There are three things that we see, sitting by the middle of the pound
1) When a (20-ton) boat goes from left to right, going up the canal, the water moves to the left by 2 ft 8 in.
2) When a (20-ton) boat goes from right to left, going down the canal, the water moves to the right by 2 ft 8 in.
3) Each time the (100-ton) locks at each end are cycled, the water moves to the left by 13 ft 4 in.

On a normal day, boats go back and forth, pushing the water back and forth so that it averages out about the same place, but every time the locks are cycled it all moves to the left by that 13 ft 4 in, feeding 100 tons to the lock to the left.

But now imagine everyone is coming back down after a waterways festival, so all the boats are going right to left and no-one is going the other way.
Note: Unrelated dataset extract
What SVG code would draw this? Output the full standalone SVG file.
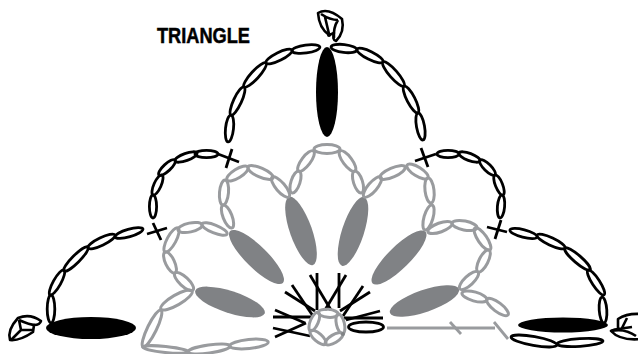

What happens?

Each time the locks are cycled, the water moves left by 13 ft 4 in. Each time a boat moves past going to the left, the water moves to the right by 2 ft 8 in. The net movement is 10 ft 8 in to the left.

Work the locks, 13-4 to the left. Boat passes 2-8 to the right, so now at 10-8 to the left. Work the locks again, another 13-4 to the left, so now at 24-0 to the left. Another boat passes 2-8 to the right, now at 21-4 to the left. And so on, average 10-8 per cycle.

When boats are passing back and forth, the water passes left on average 13-4 per cycle of the locks. But when the boats are all going the same way the average amount the water moves per cycle is different. Specifcally, if the boats are all going down, the average movement is just a little bit less, in this case 10-8.

What's that mean? Not much, but it is interesting (to me). I doesn't say anything about the detail of what's happening at the locks, but it's that movement of the water to the left that is feeding the lock to the left that is fascinating. That appears to be 100 tons per cycle on average, but with all the boats going down it appears to be 80 tons (10 ft 8 in at 7.5 tons per foot).

There's an anomaly. The calculated movement is not what seems obvious.